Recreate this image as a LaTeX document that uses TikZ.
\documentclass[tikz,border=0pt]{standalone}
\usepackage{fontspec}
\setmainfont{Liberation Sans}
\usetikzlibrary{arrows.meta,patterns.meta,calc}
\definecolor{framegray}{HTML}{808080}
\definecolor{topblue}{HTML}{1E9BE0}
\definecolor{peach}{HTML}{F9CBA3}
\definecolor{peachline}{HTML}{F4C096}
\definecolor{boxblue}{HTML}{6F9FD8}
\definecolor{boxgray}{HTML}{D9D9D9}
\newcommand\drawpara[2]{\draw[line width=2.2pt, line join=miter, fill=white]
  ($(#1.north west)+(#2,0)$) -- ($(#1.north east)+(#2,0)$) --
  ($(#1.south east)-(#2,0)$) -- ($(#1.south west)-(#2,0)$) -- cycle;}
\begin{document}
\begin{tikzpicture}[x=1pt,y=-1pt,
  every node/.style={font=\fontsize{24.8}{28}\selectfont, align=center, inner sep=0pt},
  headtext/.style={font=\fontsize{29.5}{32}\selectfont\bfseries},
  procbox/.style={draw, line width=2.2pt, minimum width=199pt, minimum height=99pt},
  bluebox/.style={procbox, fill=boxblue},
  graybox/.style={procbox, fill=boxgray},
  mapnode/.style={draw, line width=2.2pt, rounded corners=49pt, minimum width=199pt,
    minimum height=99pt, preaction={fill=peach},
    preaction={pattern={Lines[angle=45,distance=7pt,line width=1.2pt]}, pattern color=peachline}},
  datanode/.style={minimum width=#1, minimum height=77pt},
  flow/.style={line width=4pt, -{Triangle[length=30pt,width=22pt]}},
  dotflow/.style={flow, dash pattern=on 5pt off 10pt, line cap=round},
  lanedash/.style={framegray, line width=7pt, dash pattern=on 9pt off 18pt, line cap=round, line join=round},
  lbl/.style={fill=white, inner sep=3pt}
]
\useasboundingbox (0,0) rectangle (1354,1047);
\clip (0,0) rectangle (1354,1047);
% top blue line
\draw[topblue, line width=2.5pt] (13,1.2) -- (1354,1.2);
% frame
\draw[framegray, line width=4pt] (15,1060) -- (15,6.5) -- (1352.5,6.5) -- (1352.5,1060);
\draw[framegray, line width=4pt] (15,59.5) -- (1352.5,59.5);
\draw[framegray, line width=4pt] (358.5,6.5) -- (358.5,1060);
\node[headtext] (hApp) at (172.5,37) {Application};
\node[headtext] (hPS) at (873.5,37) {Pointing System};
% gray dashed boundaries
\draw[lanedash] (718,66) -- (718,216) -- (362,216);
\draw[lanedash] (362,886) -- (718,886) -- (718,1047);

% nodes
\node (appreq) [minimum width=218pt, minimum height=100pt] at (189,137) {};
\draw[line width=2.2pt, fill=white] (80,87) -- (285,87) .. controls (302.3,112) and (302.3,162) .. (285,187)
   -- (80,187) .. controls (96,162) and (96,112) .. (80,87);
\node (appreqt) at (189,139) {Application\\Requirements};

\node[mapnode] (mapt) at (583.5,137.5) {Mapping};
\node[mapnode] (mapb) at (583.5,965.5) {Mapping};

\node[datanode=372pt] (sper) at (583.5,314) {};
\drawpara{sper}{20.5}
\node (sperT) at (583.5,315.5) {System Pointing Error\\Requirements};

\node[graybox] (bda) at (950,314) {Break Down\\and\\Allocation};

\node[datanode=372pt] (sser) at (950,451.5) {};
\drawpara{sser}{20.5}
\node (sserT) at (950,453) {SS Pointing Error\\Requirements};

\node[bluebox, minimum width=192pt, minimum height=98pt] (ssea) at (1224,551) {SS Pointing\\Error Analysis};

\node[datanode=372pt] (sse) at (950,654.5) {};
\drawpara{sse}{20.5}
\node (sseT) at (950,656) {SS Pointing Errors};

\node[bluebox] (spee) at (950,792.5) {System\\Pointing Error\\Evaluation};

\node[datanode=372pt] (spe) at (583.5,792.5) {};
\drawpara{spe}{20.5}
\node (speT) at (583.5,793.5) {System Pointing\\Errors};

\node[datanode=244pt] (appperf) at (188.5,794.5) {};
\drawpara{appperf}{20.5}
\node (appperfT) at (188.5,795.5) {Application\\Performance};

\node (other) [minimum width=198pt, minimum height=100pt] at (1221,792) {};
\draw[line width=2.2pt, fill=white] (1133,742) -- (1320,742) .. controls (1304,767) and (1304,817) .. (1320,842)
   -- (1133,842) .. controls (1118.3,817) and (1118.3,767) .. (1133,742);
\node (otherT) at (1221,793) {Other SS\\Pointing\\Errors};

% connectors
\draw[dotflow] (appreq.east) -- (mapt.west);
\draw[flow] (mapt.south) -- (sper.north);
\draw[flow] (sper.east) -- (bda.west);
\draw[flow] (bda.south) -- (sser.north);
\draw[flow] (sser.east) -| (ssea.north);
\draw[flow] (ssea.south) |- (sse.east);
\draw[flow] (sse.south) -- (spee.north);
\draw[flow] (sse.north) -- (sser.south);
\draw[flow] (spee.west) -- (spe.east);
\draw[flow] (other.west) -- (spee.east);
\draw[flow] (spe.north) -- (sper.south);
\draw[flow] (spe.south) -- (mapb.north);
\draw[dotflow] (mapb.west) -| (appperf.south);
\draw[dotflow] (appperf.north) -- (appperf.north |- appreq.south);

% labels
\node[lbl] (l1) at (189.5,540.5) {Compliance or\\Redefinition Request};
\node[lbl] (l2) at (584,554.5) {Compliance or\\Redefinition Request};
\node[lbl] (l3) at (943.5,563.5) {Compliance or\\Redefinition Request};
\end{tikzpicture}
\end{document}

________

**TASK INSTRUCTIONS**. Transcribe the full listing above without leaving anything out.

**EXERCISE ANSWER**.
Recreate this image as a LaTeX document that uses TikZ.
\documentclass[tikz,border=0pt]{standalone}
\usepackage{fontspec}
\setmainfont{Liberation Sans}
\usetikzlibrary{arrows.meta,patterns.meta,calc}
\definecolor{framegray}{HTML}{808080}
\definecolor{topblue}{HTML}{1E9BE0}
\definecolor{peach}{HTML}{F9CBA3}
\definecolor{peachline}{HTML}{F4C096}
\definecolor{boxblue}{HTML}{6F9FD8}
\definecolor{boxgray}{HTML}{D9D9D9}
\newcommand\drawpara[2]{\draw[line width=2.2pt, line join=miter, fill=white]
  ($(#1.north west)+(#2,0)$) -- ($(#1.north east)+(#2,0)$) --
  ($(#1.south east)-(#2,0)$) -- ($(#1.south west)-(#2,0)$) -- cycle;}
\begin{document}
\begin{tikzpicture}[x=1pt,y=-1pt,
  every node/.style={font=\fontsize{24.8}{28}\selectfont, align=center, inner sep=0pt},
  headtext/.style={font=\fontsize{29.5}{32}\selectfont\bfseries},
  procbox/.style={draw, line width=2.2pt, minimum width=199pt, minimum height=99pt},
  bluebox/.style={procbox, fill=boxblue},
  graybox/.style={procbox, fill=boxgray},
  mapnode/.style={draw, line width=2.2pt, rounded corners=49pt, minimum width=199pt,
    minimum height=99pt, preaction={fill=peach},
    preaction={pattern={Lines[angle=45,distance=7pt,line width=1.2pt]}, pattern color=peachline}},
  datanode/.style={minimum width=#1, minimum height=77pt},
  flow/.style={line width=4pt, -{Triangle[length=30pt,width=22pt]}},
  dotflow/.style={flow, dash pattern=on 5pt off 10pt, line cap=round},
  lanedash/.style={framegray, line width=7pt, dash pattern=on 9pt off 18pt, line cap=round, line join=round},
  lbl/.style={fill=white, inner sep=3pt}
]
\useasboundingbox (0,0) rectangle (1354,1047);
\clip (0,0) rectangle (1354,1047);
% top blue line
\draw[topblue, line width=2.5pt] (13,1.2) -- (1354,1.2);
% frame
\draw[framegray, line width=4pt] (15,1060) -- (15,6.5) -- (1352.5,6.5) -- (1352.5,1060);
\draw[framegray, line width=4pt] (15,59.5) -- (1352.5,59.5);
\draw[framegray, line width=4pt] (358.5,6.5) -- (358.5,1060);
\node[headtext] (hApp) at (172.5,37) {Application};
\node[headtext] (hPS) at (873.5,37) {Pointing System};
% gray dashed boundaries
\draw[lanedash] (718,66) -- (718,216) -- (362,216);
\draw[lanedash] (362,886) -- (718,886) -- (718,1047);

% nodes
\node (appreq) [minimum width=218pt, minimum height=100pt] at (189,137) {};
\draw[line width=2.2pt, fill=white] (80,87) -- (285,87) .. controls (302.3,112) and (302.3,162) .. (285,187)
   -- (80,187) .. controls (96,162) and (96,112) .. (80,87);
\node (appreqt) at (189,139) {Application\\Requirements};

\node[mapnode] (mapt) at (583.5,137.5) {Mapping};
\node[mapnode] (mapb) at (583.5,965.5) {Mapping};

\node[datanode=372pt] (sper) at (583.5,314) {};
\drawpara{sper}{20.5}
\node (sperT) at (583.5,315.5) {System Pointing Error\\Requirements};

\node[graybox] (bda) at (950,314) {Break Down\\and\\Allocation};

\node[datanode=372pt] (sser) at (950,451.5) {};
\drawpara{sser}{20.5}
\node (sserT) at (950,453) {SS Pointing Error\\Requirements};

\node[bluebox, minimum width=192pt, minimum height=98pt] (ssea) at (1224,551) {SS Pointing\\Error Analysis};

\node[datanode=372pt] (sse) at (950,654.5) {};
\drawpara{sse}{20.5}
\node (sseT) at (950,656) {SS Pointing Errors};

\node[bluebox] (spee) at (950,792.5) {System\\Pointing Error\\Evaluation};

\node[datanode=372pt] (spe) at (583.5,792.5) {};
\drawpara{spe}{20.5}
\node (speT) at (583.5,793.5) {System Pointing\\Errors};

\node[datanode=244pt] (appperf) at (188.5,794.5) {};
\drawpara{appperf}{20.5}
\node (appperfT) at (188.5,795.5) {Application\\Performance};

\node (other) [minimum width=198pt, minimum height=100pt] at (1221,792) {};
\draw[line width=2.2pt, fill=white] (1133,742) -- (1320,742) .. controls (1304,767) and (1304,817) .. (1320,842)
   -- (1133,842) .. controls (1118.3,817) and (1118.3,767) .. (1133,742);
\node (otherT) at (1221,793) {Other SS\\Pointing\\Errors};

% connectors
\draw[dotflow] (appreq.east) -- (mapt.west);
\draw[flow] (mapt.south) -- (sper.north);
\draw[flow] (sper.east) -- (bda.west);
\draw[flow] (bda.south) -- (sser.north);
\draw[flow] (sser.east) -| (ssea.north);
\draw[flow] (ssea.south) |- (sse.east);
\draw[flow] (sse.south) -- (spee.north);
\draw[flow] (sse.north) -- (sser.south);
\draw[flow] (spee.west) -- (spe.east);
\draw[flow] (other.west) -- (spee.east);
\draw[flow] (spe.north) -- (sper.south);
\draw[flow] (spe.south) -- (mapb.north);
\draw[dotflow] (mapb.west) -| (appperf.south);
\draw[dotflow] (appperf.north) -- (appperf.north |- appreq.south);

% labels
\node[lbl] (l1) at (189.5,540.5) {Compliance or\\Redefinition Request};
\node[lbl] (l2) at (584,554.5) {Compliance or\\Redefinition Request};
\node[lbl] (l3) at (943.5,563.5) {Compliance or\\Redefinition Request};
\end{tikzpicture}
\end{document}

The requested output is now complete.